▶ **Source code of charts**:
# # # # #
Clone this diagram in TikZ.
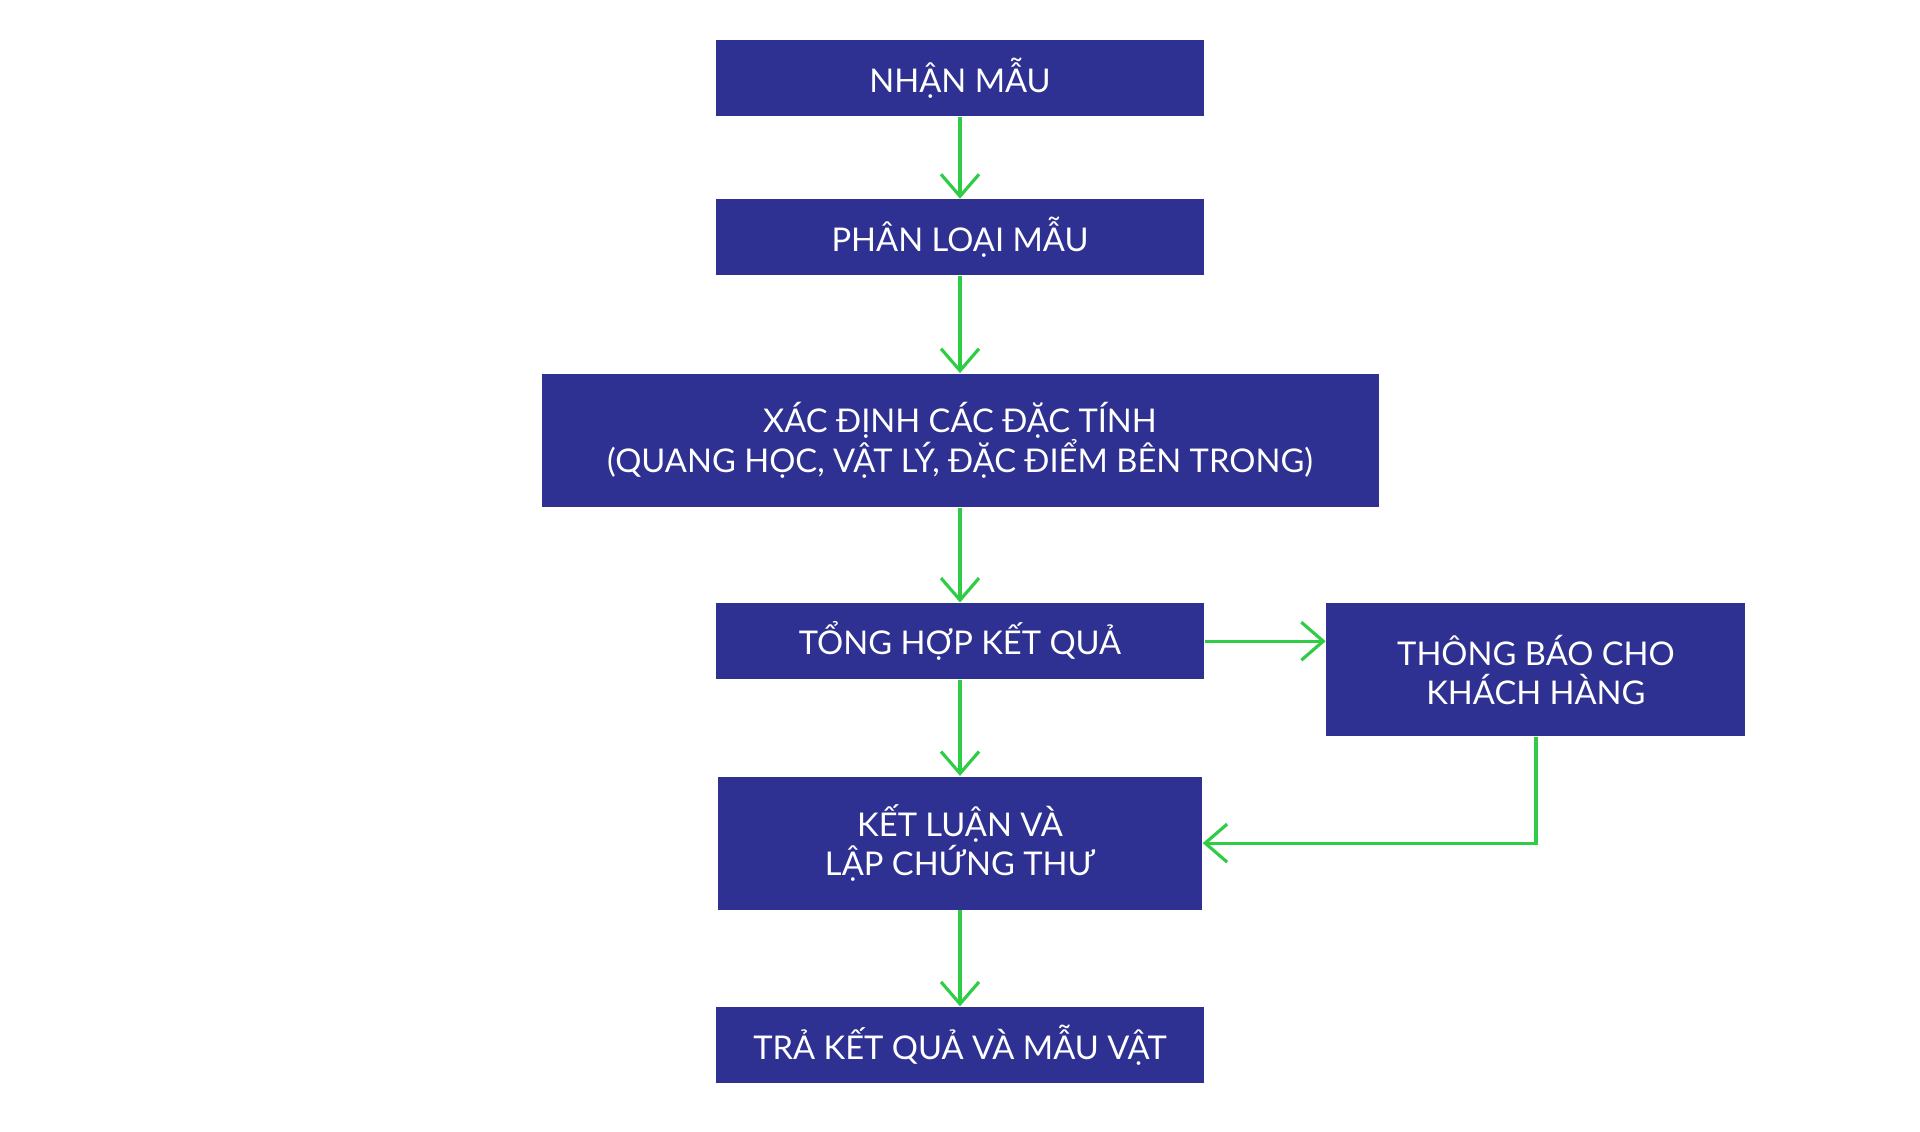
\documentclass[tikz,border=0pt]{standalone}
\usepackage{fontspec}
\setmainfont{Lato}
\usetikzlibrary{arrows.meta,positioning}
\definecolor{labnavy}{HTML}{2E3192}
\definecolor{labgreen}{HTML}{2FCC45}
\tikzset{
  bx/.style={fill=labnavy, text=white, align=center, inner sep=2pt, font=\fontsize{9.3}{11.2}\selectfont},
  arr/.style={-{Straight Barb[length=2.2mm, width=3.8mm]}, line width=0.9pt, color=labgreen},
}

\begin{document}
\begin{tikzpicture}[node distance=1mm, stage/.style={bx, minimum width=48.8mm, minimum height=7.6mm}, tall/.style={bx, minimum height=13.3mm}]
  \useasboundingbox (0,0) rectangle (19.2,11.31);
  \node[stage] (s1) at (9.6,10.53) {NHẬN MẪU};
  \node[stage, below=8.2mm of s1] (s2) {PHÂN LOẠI MẪU};
  \node[tall, minimum width=83.7mm, below=9.7mm of s2] (s3) {XÁC ĐỊNH CÁC ĐẶC TÍNH\\(QUANG HỌC, VẬT LÝ, ĐẶC ĐIỂM BÊN TRONG)};
  \node[stage, below=9.5mm of s3] (s4) {TỔNG HỢP KẾT QUẢ};
  \node[tall, minimum width=41.9mm, right=12.1mm of s4.north east, anchor=north west] (s5) {THÔNG BÁO CHO\\KHÁCH HÀNG};
  \node[tall, minimum width=48.4mm, below=9.6mm of s4] (s6) {KẾT LUẬN VÀ\\LẬP CHỨNG THƯ};
  \node[stage, below=9.6mm of s6] (s7) {TRẢ KẾT QUẢ VÀ MẪU VẬT};
  \foreach \a/\b in {s1/s2,s2/s3,s3/s4,s4/s6,s6/s7} \draw[arr] (\a) -- (\b);
  \draw[arr] (s4.east) -- (s4.east -| s5.west);
  \draw[arr] (s5.south) |- (s6.east);
\end{tikzpicture}
\end{document}
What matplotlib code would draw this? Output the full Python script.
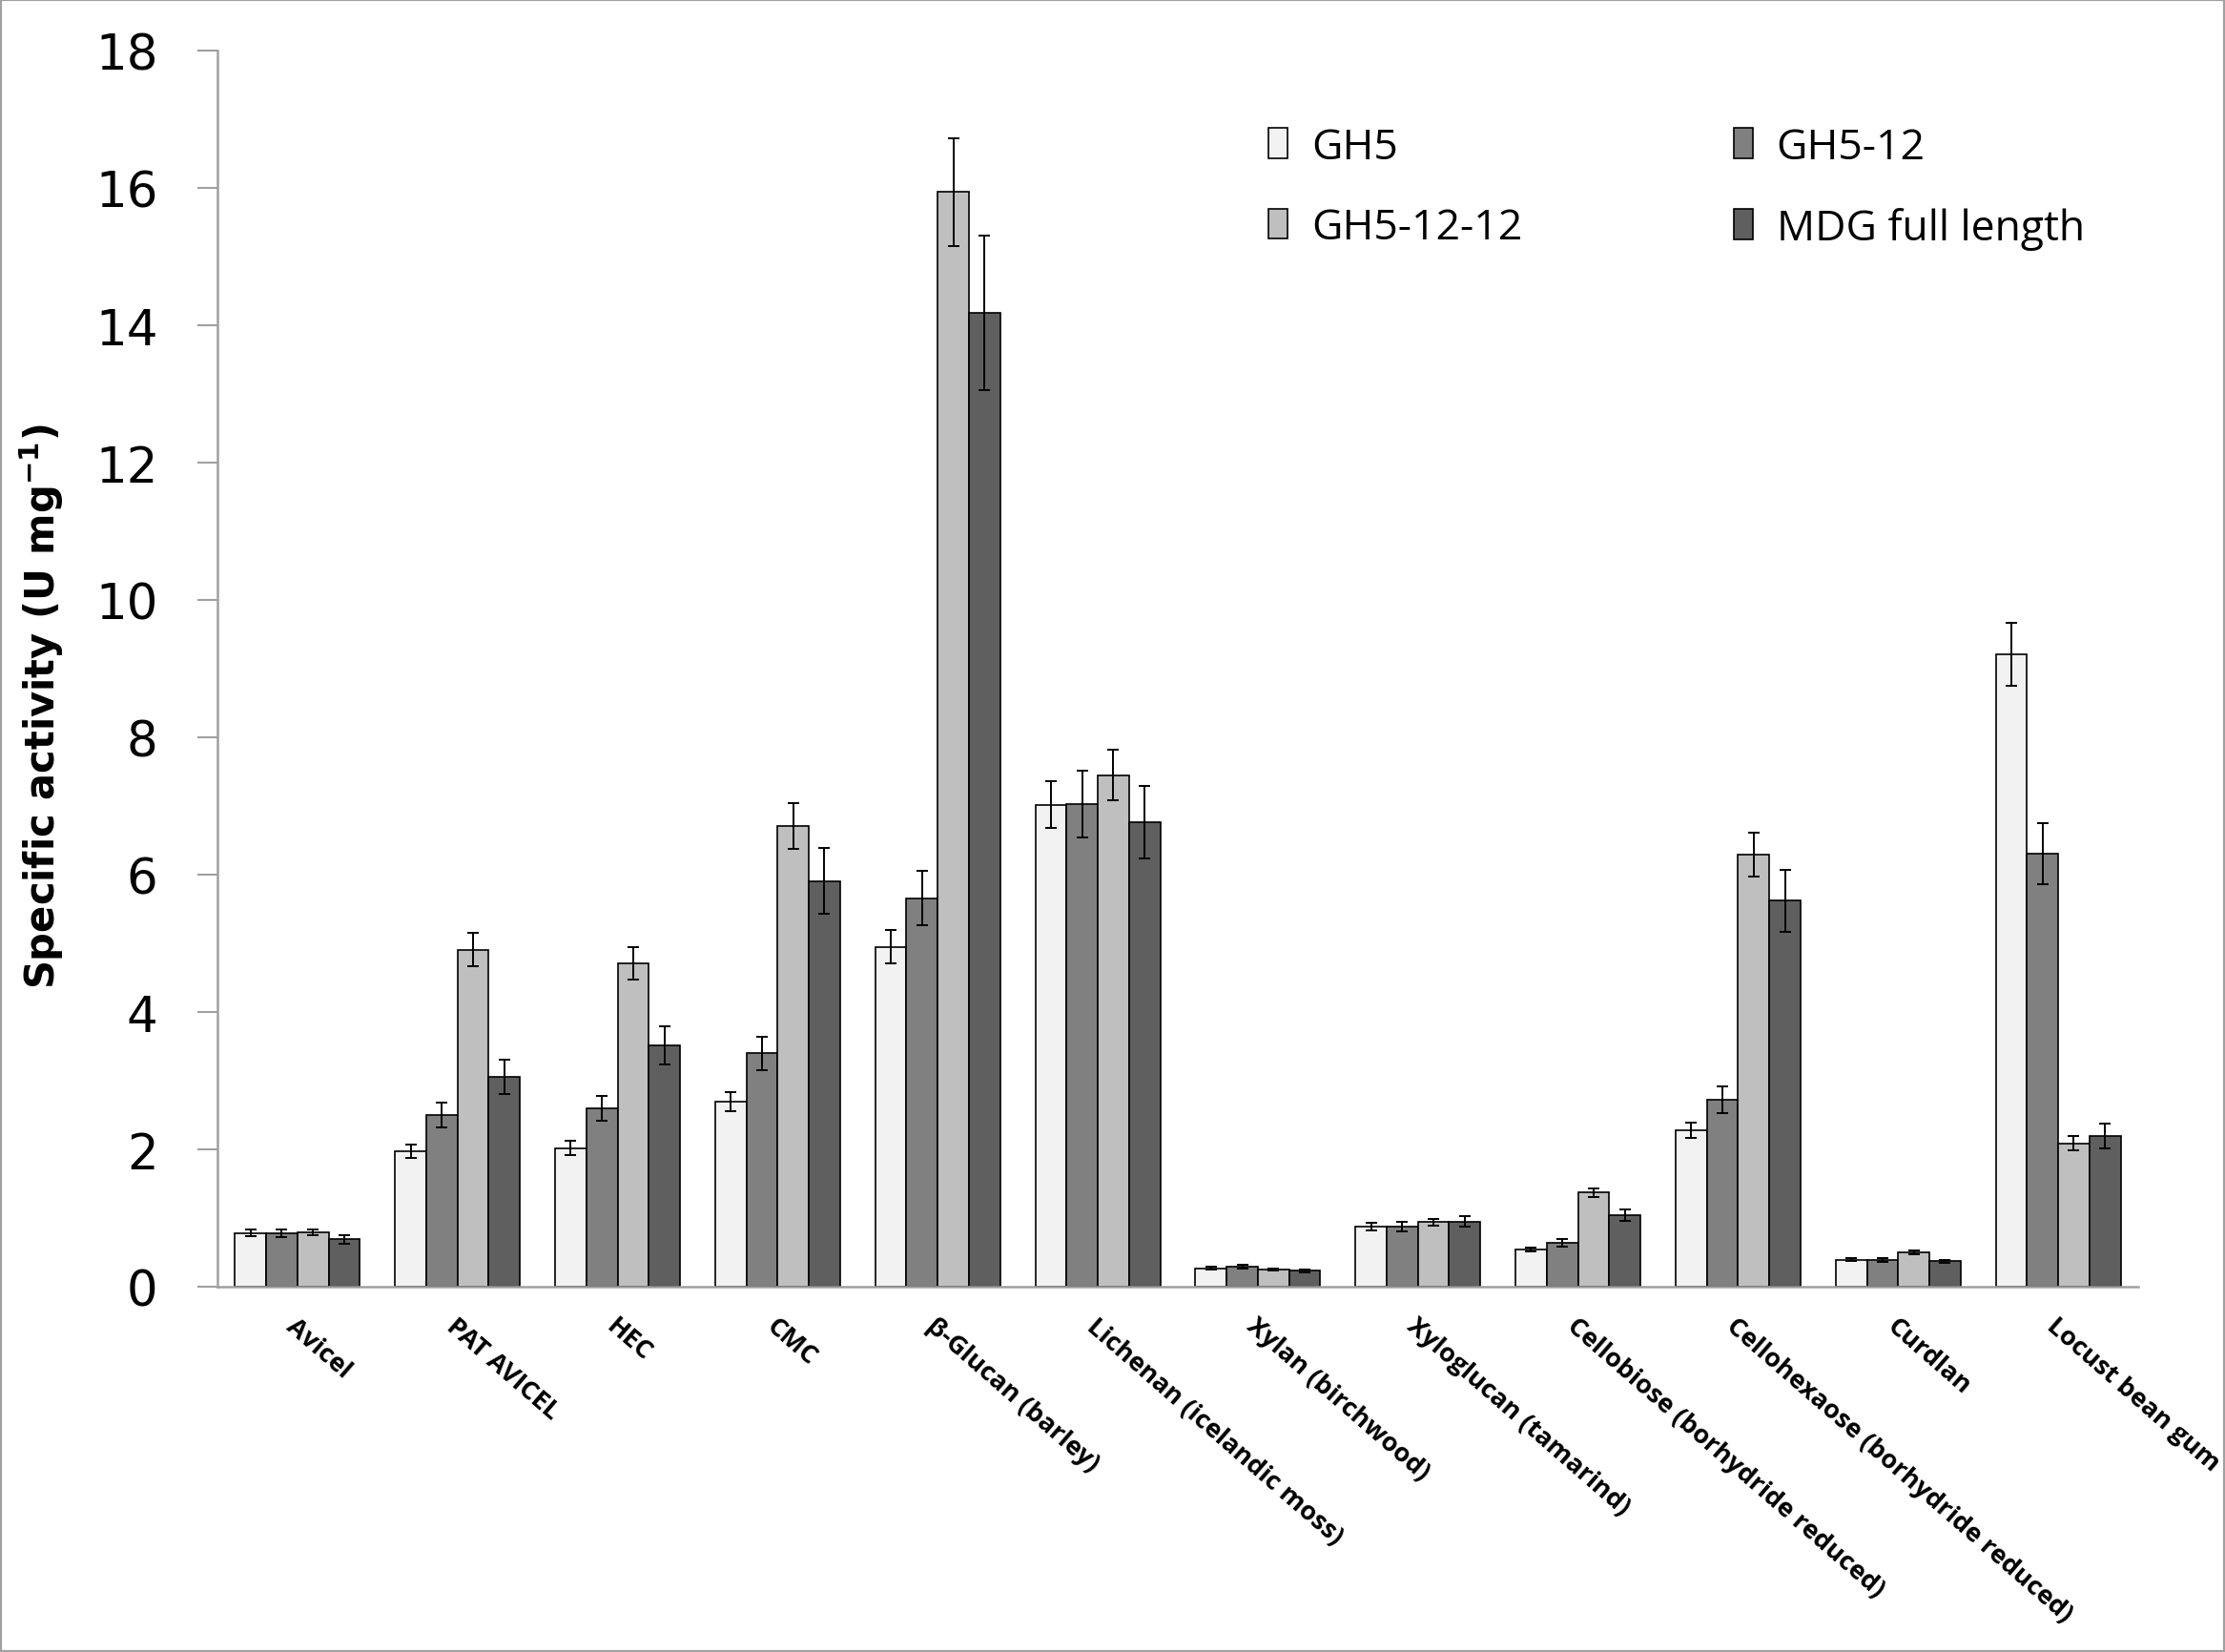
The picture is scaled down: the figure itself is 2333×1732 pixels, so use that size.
import numpy as np
import matplotlib
matplotlib.use("Agg")
import matplotlib.pyplot as plt
from matplotlib import font_manager
from matplotlib.patches import Rectangle

# substrates on the x axis
categories = ["Avicel", "PAT AVICEL", "HEC", "CMC", "β-Glucan (barley)",
              "Lichenan (icelandic moss)", "Xylan (birchwood)", "Xyloglucan (tamarind)",
              "Cellobiose (borhydride reduced)", "Cellohexaose (borhydride reduced)",
              "Curdlan", "Locust bean gum"]

series_names = ["GH5", "GH5-12", "GH5-12-12", "MDG full length"]

# specific activity (U mg-1)
gh5 = [0.78, 1.97, 2.02, 2.70, 4.95, 7.02, 0.27, 0.875, 0.54, 2.28, 0.39, 9.21]
gh5_12 = [0.78, 2.50, 2.60, 3.40, 5.66, 7.03, 0.29, 0.875, 0.64, 2.72, 0.39, 6.31]
gh5_12_12 = [0.79, 4.91, 4.71, 6.71, 15.94, 7.45, 0.245, 0.94, 1.37, 6.29, 0.50, 2.09]
mdg = [0.69, 3.05, 3.51, 5.91, 14.18, 6.76, 0.23, 0.95, 1.04, 5.62, 0.37, 2.20]

# error bars
gh5_err = [0.05, 0.10, 0.105, 0.14, 0.24, 0.34, 0.02, 0.05, 0.03, 0.11, 0.02, 0.46]
gh5_12_err = [0.06, 0.18, 0.18, 0.245, 0.39, 0.49, 0.025, 0.067, 0.05, 0.19, 0.025, 0.445]
gh5_12_12_err = [0.045, 0.245, 0.24, 0.335, 0.79, 0.37, 0.015, 0.05, 0.067, 0.32, 0.03, 0.11]
mdg_err = [0.06, 0.25, 0.28, 0.48, 1.13, 0.53, 0.02, 0.08, 0.085, 0.45, 0.025, 0.18]

colors = ["#F2F2F2", "#808080", "#BFBFBF", "#5F5F5F"]

installed = {f.name for f in font_manager.fontManager.ttflist}
if "Liberation Sans Narrow" in installed:
    ylab_family, ylab_size = "Liberation Sans Narrow", 35
else:
    ylab_family, ylab_size = "DejaVu Sans", 30

fig = plt.figure(figsize=(23.33, 17.33), dpi=100)
ax = fig.add_axes([0.0977, 0.221, 0.8633, 0.7478])

x = np.arange(len(categories))
width = 0.195
values = [gh5, gh5_12, gh5_12_12, mdg]
errors = [gh5_err, gh5_12_err, gh5_12_12_err, mdg_err]

bars = []
for i, (vals, errs) in enumerate(zip(values, errors)):
    pos = x + (i - 1.5) * width
    b = ax.bar(pos, vals, width, color=colors[i], edgecolor="black",
               linewidth=1.2, label=series_names[i], zorder=2)
    ax.errorbar(pos, vals, yerr=errs, fmt="none", ecolor="black",
                elinewidth=1.4, capsize=4, capthick=1.4, zorder=3)
    bars.append(b)

ax.set_xlim(-0.5, len(categories) - 0.5)
ax.set_ylim(0, 18)
ax.set_yticks(np.arange(0, 19, 2))
ax.tick_params(axis="y", length=15, width=1.5, color="#A0A0A0", pad=30,
               labelsize=37)
for lab in ax.get_yticklabels():
    lab.set_family("DejaVu Sans")

ax.set_xticks(x)
ax.set_xticklabels(categories, rotation=-41, ha="left", va="top",
                   rotation_mode="anchor", fontsize=19.5, fontweight="bold",
                   family="Open Sans")
ax.tick_params(axis="x", length=0, pad=20)

for side in ["top", "right"]:
    ax.spines[side].set_visible(False)
for side in ["left", "bottom"]:
    ax.spines[side].set_color("#A0A0A0")
    ax.spines[side].set_linewidth(1.8)

ax.set_ylabel(r"Specific activity (U mg$^{\mathregular{-1}}$)",
              family=ylab_family, fontsize=ylab_size, fontweight="bold")
ax.yaxis.set_label_coords(-0.079, 0.47)

handles = [bars[0], bars[2], bars[1], bars[3]]
labels = [series_names[0], series_names[2], series_names[1], series_names[3]]
ax.legend(handles, labels, ncol=2, loc="upper left",
          bbox_to_anchor=(0.5607, 0.936), bbox_transform=fig.transFigure,
          frameon=False, borderpad=0, prop={"family": "Open Sans", "size": 32},
          handlelength=0.45, handleheight=0.72, handletextpad=0.55,
          columnspacing=5.0, labelspacing=0.9)

fig.patches.append(Rectangle((0, 0), 1, 1, transform=fig.transFigure,
                             fill=False, edgecolor="#A0A0A0", linewidth=3))

fig.savefig("out.png", dpi=100)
# # # # #
▶ **WORK TO DO**:
Leave out the pictures and repeat the lines from the start of the material through the line with "from matplotlib.patches import Rectangle", inclusive.

▶ **EXPECTED ANSWER**:
Clone this diagram in TikZ.
\documentclass[tikz,border=0pt]{standalone}
\usepackage{fontspec}
\setmainfont{Lato}
\usetikzlibrary{arrows.meta,positioning}
\definecolor{labnavy}{HTML}{2E3192}
\definecolor{labgreen}{HTML}{2FCC45}
\tikzset{
  bx/.style={fill=labnavy, text=white, align=center, inner sep=2pt, font=\fontsize{9.3}{11.2}\selectfont},
  arr/.style={-{Straight Barb[length=2.2mm, width=3.8mm]}, line width=0.9pt, color=labgreen},
}

\begin{document}
\begin{tikzpicture}[node distance=1mm, stage/.style={bx, minimum width=48.8mm, minimum height=7.6mm}, tall/.style={bx, minimum height=13.3mm}]
  \useasboundingbox (0,0) rectangle (19.2,11.31);
  \node[stage] (s1) at (9.6,10.53) {NHẬN MẪU};
  \node[stage, below=8.2mm of s1] (s2) {PHÂN LOẠI MẪU};
  \node[tall, minimum width=83.7mm, below=9.7mm of s2] (s3) {XÁC ĐỊNH CÁC ĐẶC TÍNH\\(QUANG HỌC, VẬT LÝ, ĐẶC ĐIỂM BÊN TRONG)};
  \node[stage, below=9.5mm of s3] (s4) {TỔNG HỢP KẾT QUẢ};
  \node[tall, minimum width=41.9mm, right=12.1mm of s4.north east, anchor=north west] (s5) {THÔNG BÁO CHO\\KHÁCH HÀNG};
  \node[tall, minimum width=48.4mm, below=9.6mm of s4] (s6) {KẾT LUẬN VÀ\\LẬP CHỨNG THƯ};
  \node[stage, below=9.6mm of s6] (s7) {TRẢ KẾT QUẢ VÀ MẪU VẬT};
  \foreach \a/\b in {s1/s2,s2/s3,s3/s4,s4/s6,s6/s7} \draw[arr] (\a) -- (\b);
  \draw[arr] (s4.east) -- (s4.east -| s5.west);
  \draw[arr] (s5.south) |- (s6.east);
\end{tikzpicture}
\end{document}
What matplotlib code would draw this? Output the full Python script.
The picture is scaled down: the figure itself is 2333×1732 pixels, so use that size.
import numpy as np
import matplotlib
matplotlib.use("Agg")
import matplotlib.pyplot as plt
from matplotlib import font_manager
from matplotlib.patches import Rectangle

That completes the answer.